Just a year earlier, Biller presided at Grayson’s wedding to his wife, Judy. “It never occurred to me that I would officiate at somebody’s wedding and at their bar mitzva a year later,” the rabbi said.
When Grayson was diagnosed in August 1995, doctors said his chance of survival was “slim.”
“At 34 years of age, you don’t normally think of your future in terms of just two or three years,” he wrote in a preface to the program he distributed at the “bar mitzva” service.
After his diagnosis, he put his law practice in Randolph and his teaching schedule at the County College of Morris on hold while he hunted for salvation in the form of a compatible bone marrow donor.
It took more than a year for Grayson to meet his match — Cheryl Wrigley of Ventnor. Nearly a decade earlier she had enrolled with the National Bone Marrow Donors Program registry while working in the radiology department of Morristown Memorial Hospital.
The two linked up at the Fred Hutchinson Cancer Research Center in Seattle, one of the few places in the United States that had experience dealing with two problems — Grayson’s rare form of leukemia and Wrigley’s less-than-perfect match-up with his genetic make-up.
It turned out to be a wise choice of hospital.
In November of 1996, doctors there destroyed Grayson’s bone marrow with high doses of chemotherapy and radiation before injecting Wrigley’s into his depleted immune system.
Grayson said he “was brought to the brink of death. It is the atomic bomb of cancer treatment.”
The transplant succeeded. “There is no cure for cancer but I am in remission, I am alive, and I’m doing as well as can be expected,” he said.

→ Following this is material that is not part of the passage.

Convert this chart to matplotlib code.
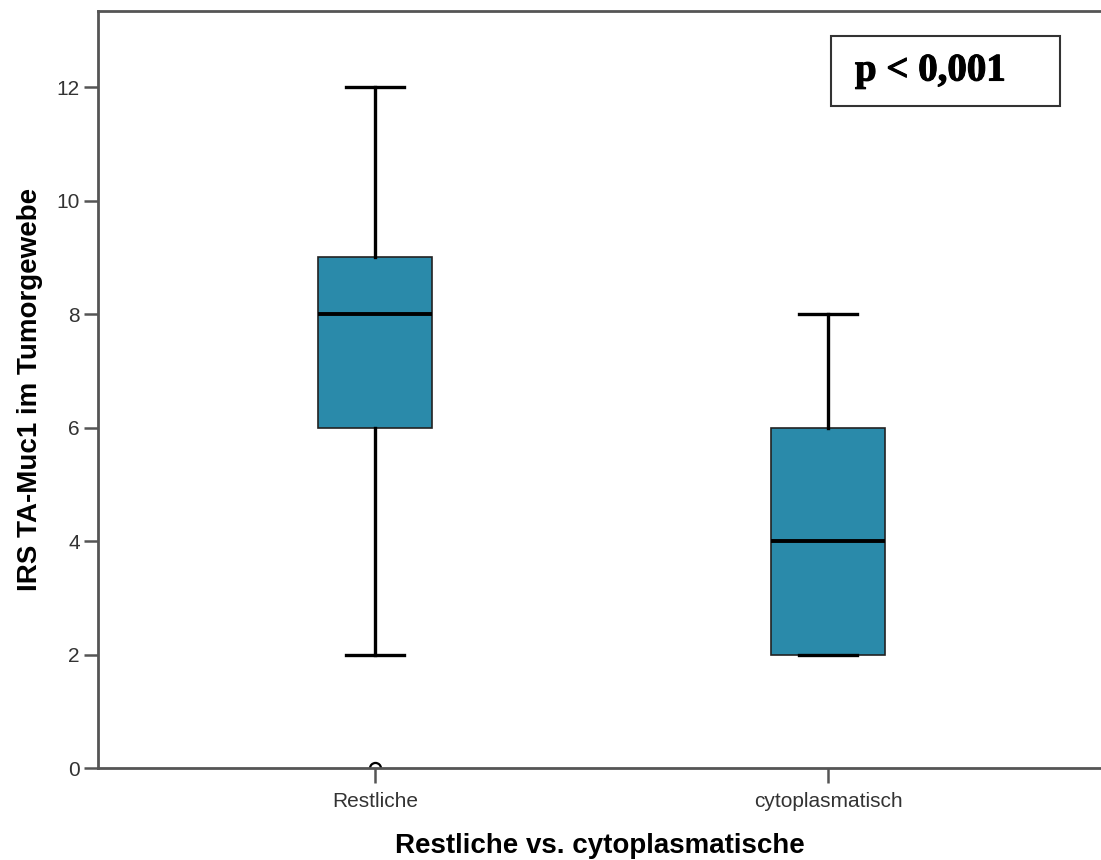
import matplotlib
matplotlib.use("Agg")
import matplotlib.pyplot as plt
import matplotlib.patheffects as pe

# box statistics
groups = ["Restliche", "cytoplasmatisch"]
whisker_low = [2, 2]
q1 = [6, 2]
median = [8, 4]
q3 = [9, 6]
whisker_high = [12, 8]
outliers = [[0], []]

y_ticks = [0, 2, 4, 6, 8, 10, 12]
box_color = "#2a8aaa"
spine_color = "#555555"

fig = plt.figure(figsize=(11.01, 8.6), dpi=100)
left, bottom = 98 / 1101, (860 - 768) / 860
ax = fig.add_axes([left, bottom, 1 - left, (768 - 11) / 860])

stats = []
for i, name in enumerate(groups):
    stats.append(dict(label=name, whislo=whisker_low[i], q1=q1[i], med=median[i],
                      q3=q3[i], whishi=whisker_high[i], fliers=outliers[i]))

ax.bxp(stats, positions=[1, 2], widths=0.252, patch_artist=True,
       boxprops=dict(facecolor=box_color, edgecolor="#222222", linewidth=1.2),
       medianprops=dict(color="black", linewidth=2.8),
       whiskerprops=dict(color="black", linewidth=2.4),
       capprops=dict(color="black", linewidth=2.4),
       capwidths=0.128,
       flierprops=dict(marker="o", markerfacecolor="white", markeredgecolor="black",
                       markersize=8, markeredgewidth=1.6))

ax.set_xlim(0.388, 2.603)
ax.set_ylim(0, 13.34)
ax.set_yticks(y_ticks)
ax.set_xticks([1, 2])
ax.set_xticklabels(groups)

for s in ["left", "bottom", "top"]:
    ax.spines[s].set_color(spine_color)
    ax.spines[s].set_linewidth(2)
ax.spines["right"].set_visible(False)

ax.tick_params(axis="both", direction="out", length=10, width=1.8, color=spine_color,
               labelsize=15, labelcolor="#333333", pad=3)
ax.tick_params(axis="x", length=11, pad=6)
for lab in ax.get_xticklabels() + ax.get_yticklabels():
    lab.set_family("Liberation Sans")

ax.set_ylabel("IRS TA-Muc1 im Tumorgewebe", fontsize=20, fontweight="bold",
              family="Liberation Sans", labelpad=10)
ax.set_xlabel("Restliche vs. cytoplasmatische", fontsize=20, fontweight="bold",
              family="Liberation Sans", labelpad=16)

# p-value box (light stroke thickens the serif glyphs to a bold look)
fig.text(855 / 1101, 1 - 71 / 860, "p < 0,001", fontsize=28, fontweight="bold",
         family="Liberation Serif", va="center", ha="left",
         path_effects=[pe.withStroke(linewidth=0.8, foreground="black")])
fig.patches.append(plt.Rectangle((831 / 1101, 1 - 106 / 860), 229 / 1101, 70 / 860,
                                 transform=fig.transFigure, fill=False,
                                 edgecolor="#333333", linewidth=1.5))

fig.savefig("out.png", dpi=100)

Grayson called the transplant his “rebirth,” and decided to mark the 13th year since the procedure with the traditional Jewish ritual. Along with friends and family members, attending the ceremony were Wrigley and volunteer Diana Greenbaum, who helped Grayson and his family at the hospital. He dedicated the service to his parents, Stella Hart Grayson and Leonard Grayson.
“Strange as this may sound, I found that cancer can be inspirational. A new way to look at life,” Grayson wrote in the program. “The rat race is no longer important. Family and friends are the only things that matter.”
In addition to resuming his career, Grayson founded a nonprofit organization called Marrow Power (www.marrowpower.org) “to help others traveling the same frightening road as I did.”
Grayson counsels others with leukemia “to be strong, disciplined, determined, and never ever give up.”